Thankfully, COVID protocols had been amended. I was able to take my husband, my sister/doula into the room and one other person. So my mom and dad took turns coming in and out. I had my support system.
That was the only thing that aligned with the birthing journey I envisioned.
Everything I wanted to avoid, happened.
I assumed these options would be forced on me, they were not. I thought I would feel like my voice had been snatched. It wasn’t. Thankfully, my story does not mirror those of so many other Black women in my position.
From the moment I arrived at the hospital, the nurse monitoring my blood pressure told me to advocate for myself. And I did, in ways that I could not have foreseen.
The interventions started with an attempt to open my cervix. I tried to peer over my belly and in between my legs to watch the doctors insert two deflated balloon-like objects into my womb and then filled them with saline. The pressure of the balls caused me to dilate to six centimeters after I passed them vaginally the next morning.

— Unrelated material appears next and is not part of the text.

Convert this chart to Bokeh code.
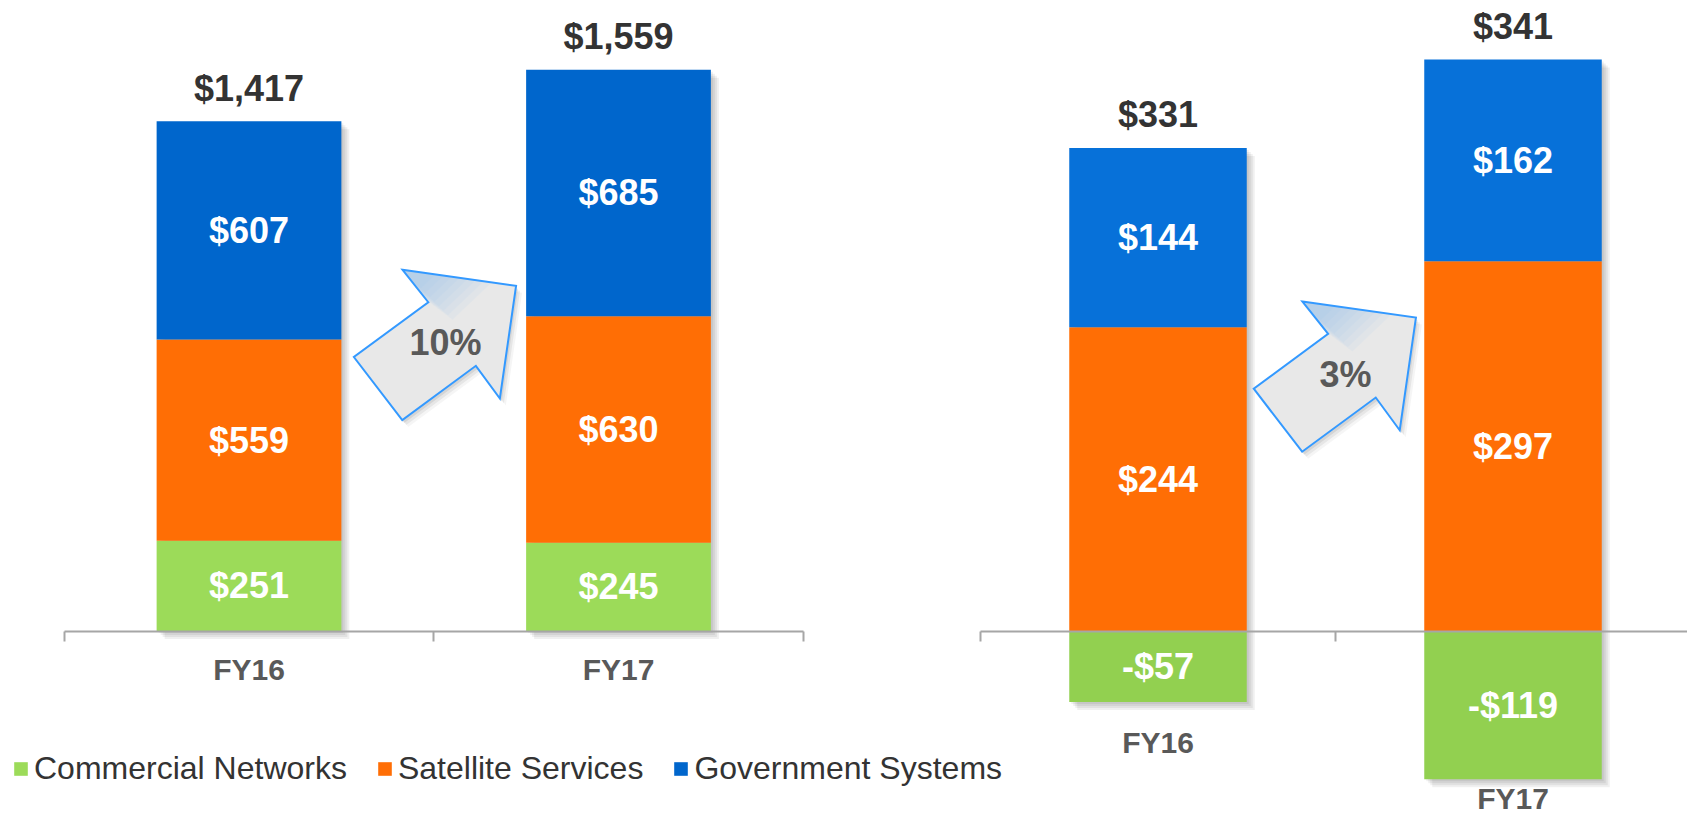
import numpy as np
from bokeh.plotting import figure
from bokeh.models import Range1d, LinearAxis, FixedTicker, Legend, LegendItem
from bokeh.core.properties import value
from bokeh.embed import file_html
from bokeh.resources import INLINE

# ---------------- data ----------------
categories = ["FY16", "FY17"]
series_names = ["Commercial Networks", "Satellite Services", "Government Systems"]

left_commercial = [251, 245]
left_satellite = [559, 630]
left_government = [607, 685]
left_totals = [1417, 1559]
left_growth = "10%"

right_commercial = [-57, -119]
right_satellite = [244, 297]
right_government = [144, 162]
right_totals = [331, 341]
right_growth = "3%"

# ---------------- styles / layout ----------------
W, H = 1687, 818
FONT_NAME = "Liberation Sans"
FONT = value(FONT_NAME)
LEFT_COLORS = ["#9CDB59", "#FF6E05", "#0066CC"]
RIGHT_COLORS = ["#92D050", "#FF6E05", "#0771D9"]
AXIS_COLOR = "#A6A6A6"
BAR_W = 0.5

# canvas geometry (pixels inside the figure)
BASE_Y = 630.5            # zero line
L_X0, L_CAT, L_K = 63.75, 369.5, 0.3598
R_X0, R_CAT, R_K = 980.0, 355.0, 1.245

left_x_range = Range1d(-L_X0 / L_CAT, (W - L_X0) / L_CAT)
left_y_range = Range1d(-(H - BASE_Y) / L_K, BASE_Y / L_K)
right_x_range = Range1d(-R_X0 / R_CAT, (W - R_X0) / R_CAT)
right_y_range = Range1d(-(H - BASE_Y) / R_K, BASE_Y / R_K)

# arrow outline, pixel offsets around its label (x right, y down)
ARROW = [(-43, -73), (70.5, -57), (54.3, 55.7), (30.3, 23), (-43.3, 77.2), (-91.7, 14.2), (-17.3, -40.6)]
LEFT_ARROW_AT = (1.032, 801)
RIGHT_ARROW_AT = (1.028, 206)
R_LABEL_GAP = [41, 19]


def money(v):
    return f"-${-v:,}" if v < 0 else f"${v:,}"


p = figure(width=W, height=H, x_range=left_x_range, y_range=left_y_range,
           output_backend="svg", toolbar_location=None,
           x_axis_location=None, y_axis_location=None, min_border=0,
           outline_line_color=None, background_fill_color="white",
           border_fill_color="white")
p.extra_x_ranges = {"r": right_x_range}
p.extra_y_ranges = {"r": right_y_range}
p.grid.visible = False


def draw_arrow(anchor, sx, sy, label, kw):
    ax, ay = anchor
    xs = [ax + dx / sx for dx, dy in ARROW]
    ys = [ay - dy / sy for dx, dy in ARROW]
    for off, alpha in [(2, 0.08), (4, 0.06), (6, 0.04)]:
        p.patch([ax + (dx + off) / sx for dx, dy in ARROW],
                [ay - (dy + off + 1) / sy for dx, dy in ARROW],
                fill_color="black", fill_alpha=alpha, line_color=None, **kw)
    p.patch(xs, ys, fill_color="#E8E8E8", line_color=None, **kw)
    # bluish tint fading away from the upper barb
    bx, by = ARROW[0]
    for i in range(8):
        frac = 1.0 - i * 0.09
        pts = [(bx, by),
               (bx + frac * 90, by + frac * 12),
               (bx + frac * 50, by + frac * 50),
               (bx + frac * 26, by + frac * 32)]
        p.patch([ax + q[0] / sx for q in pts], [ay - q[1] / sy for q in pts],
                fill_color="#7FB2EA", fill_alpha=0.07, line_color=None, **kw)
    p.patch(xs, ys, fill_color=None, line_color="#3399FF", line_width=2,
            line_join="miter", **kw)
    p.text(x=[ax], y=[ay], text=[label], text_font=FONT, text_font_style="bold",
           text_font_size="36px", text_color="#595959", text_align="center",
           text_baseline="middle", **kw)


def draw_panel(vals_list, colors, totals, growth, sx, sy, anchor, rn):
    kw = {} if rn is None else dict(x_range_name=rn, y_range_name=rn)
    n = len(categories)
    x = np.arange(n) + 0.5
    pos = np.zeros(n)
    neg = np.zeros(n)
    segs = []
    for vals, col in zip(vals_list, colors):
        v = np.array(vals, dtype=float)
        bottom = np.where(v >= 0, pos, neg + v)
        top = np.where(v >= 0, pos + v, neg)
        pos = np.where(v >= 0, pos + v, pos)
        neg = np.where(v < 0, neg + v, neg)
        segs.append((vals, bottom, top, col))
    # soft drop shadow
    for k in range(1, 5):
        d = 2 * k
        p.vbar(x=x + d / sx, width=BAR_W, bottom=neg - d / sy, top=pos - d / sy,
               fill_color="black", fill_alpha=0.06, line_color=None, **kw)
    rends = []
    for vals, b, t, col in segs:
        r = p.vbar(x=x, width=BAR_W, bottom=b, top=t, fill_color=col,
                   line_color=None, **kw)
        rends.append(r)
        p.text(x=x, y=(b + t) / 2, text=[money(a) for a in vals], text_font=FONT,
               text_font_style="bold", text_font_size="36px", text_color="white",
               text_align="center", text_baseline="middle", **kw)
    p.text(x=x, y=pos, text=[money(t) for t in totals], y_offset=-33,
           text_font=FONT, text_font_style="bold", text_font_size="36px",
           text_color="#333333", text_align="center", text_baseline="middle", **kw)
    draw_arrow(anchor, sx, sy, growth, kw)
    # axis line with boundary ticks at the zero line
    tick_axis = LinearAxis(fixed_location=0, ticker=FixedTicker(ticks=list(range(n + 1))),
                           bounds=(0, n), major_tick_in=0, major_tick_out=10,
                           axis_line_color=AXIS_COLOR, axis_line_width=2,
                           major_tick_line_color=AXIS_COLOR, major_tick_line_width=2,
                           minor_tick_line_color=None,
                           major_label_overrides={i: "" for i in range(n + 1)},
                           major_label_text_font_size="1px")
    if rn is not None:
        tick_axis.x_range_name = rn
    p.add_layout(tick_axis, "below")
    return x, pos, neg, rends


# left panel
lx, lpos, lneg, lrends = draw_panel([left_commercial, left_satellite, left_government],
                                    LEFT_COLORS, left_totals, left_growth,
                                    L_CAT, L_K, LEFT_ARROW_AT, None)
label_axis = LinearAxis(fixed_location=0, ticker=FixedTicker(ticks=[float(v) for v in lx]),
                        major_label_overrides={float(v): c for v, c in zip(lx, categories)},
                        axis_line_color=None, major_tick_line_color=None,
                        minor_tick_line_color=None, major_tick_in=0, major_tick_out=0,
                        major_label_standoff=22, major_label_text_font=FONT_NAME,
                        major_label_text_font_style="bold",
                        major_label_text_font_size="30px",
                        major_label_text_color="#595959")
p.add_layout(label_axis, "below")

# right panel
rx, rpos, rneg, rrends = draw_panel([right_commercial, right_satellite, right_government],
                                    RIGHT_COLORS, right_totals, right_growth,
                                    R_CAT, R_K, RIGHT_ARROW_AT, "r")
p.text(x=rx, y=rneg, text=categories, y_offset=R_LABEL_GAP, x_range_name="r",
       y_range_name="r", text_font=FONT, text_font_style="bold",
       text_font_size="30px", text_color="#595959", text_align="center",
       text_baseline="middle")

legend = Legend(items=[LegendItem(label=s, renderers=[r]) for s, r in zip(series_names, lrends)],
                orientation="horizontal", location=(12, 31), glyph_width=17,
                glyph_height=17, label_text_font=FONT_NAME, label_text_font_size="32px",
                label_text_color="#333333", label_standoff=5, spacing=29,
                padding=0, margin=0, border_line_color=None, background_fill_alpha=0)
p.add_layout(legend)

open("out.html", "w").write(file_html(p, INLINE))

At six centimeters, the nurses wheeled in the scale and the container they place newborns in. I assumed that the time was nigh.
It wasn’t.
I was having contractions. There was even a green tinged fluid leaking from my body. But when the doctors came by to check my cervix, they realized there had been no change.
I had been in the hospital for twenty four hours at that point. I was hungry, tired and ready to meet my baby.
The doctor looked down at me, poetically curled in the fetal position, and saw me. “You’ve been through a lot,” she said.
I looked back up at her and pleaded desperately, “I need this to happen tonight.”
I don’t know how she was able to say this but she locked eyes with me and said, “It will. I promise.”
And that’s when the option of pitocin was presented.
I wasn’t a fan of pitocin but I got the sense that I needed to push this along. So when the doctors offered it, I said yes.
As the labor progressed, the doctors noticed that my baby was in distress. With each contraction his heart rate dropped.
They stopped the pitocin.
With a solemn look and wringing hands, the head physician suggested what I knew was coming.
A c-section.
The doctors insisted it was my choice. I didn’t have to have the surgery. I could keep laboring but they didn’t advise it.
If someone had asked me if I would ever opt for a c-section, I would have told them hell nah.
But until it happened to me, I could have never imagined that my womb would no longer be a safe place for my child.
Looking back on the whole thing, I’m glad I had enough sense to put my own desires aside to act in the best interest of my baby.
And it was in his best interest. In the moments after he was pulled from my belly, the doctors in the room seemed a bit concerned. The energy was still light. But there was something amiss.
In the womb, my son passed meconium–the first bowel movement– and was ingesting it. A lot of it. It was on his skin, in his hair, and most detrimentally in his lungs.
It was the reason the fluid leaking from my body was green. My baby was literally in a shitty situation.
And it was my choice to have the c-section that got him out of it.
In the days, weeks, and months since my son’s birth I’ve thought often about the vaginal birth I didn’t have. I wonder if I could have done it. I wonder if the bond with my son would be stronger if I’d delivered him vaginally. All of these thoughts are ultimately pointless. Our bond is strong and beautiful. I’ve been carrying some piece of him in my body since before I was born.
I know that having a c-section doesn’t make me any less of a woman or a mother. A mother, as I’m learning, is the person who protects and prioritizes the health and safety of her child. With that in mind, I will forever be proud of my choices–birth plan be damned.
The ultimate goal, the most supreme aspect of any and every birth plan, was exactly what the song said, get that baby into my life. And I did that.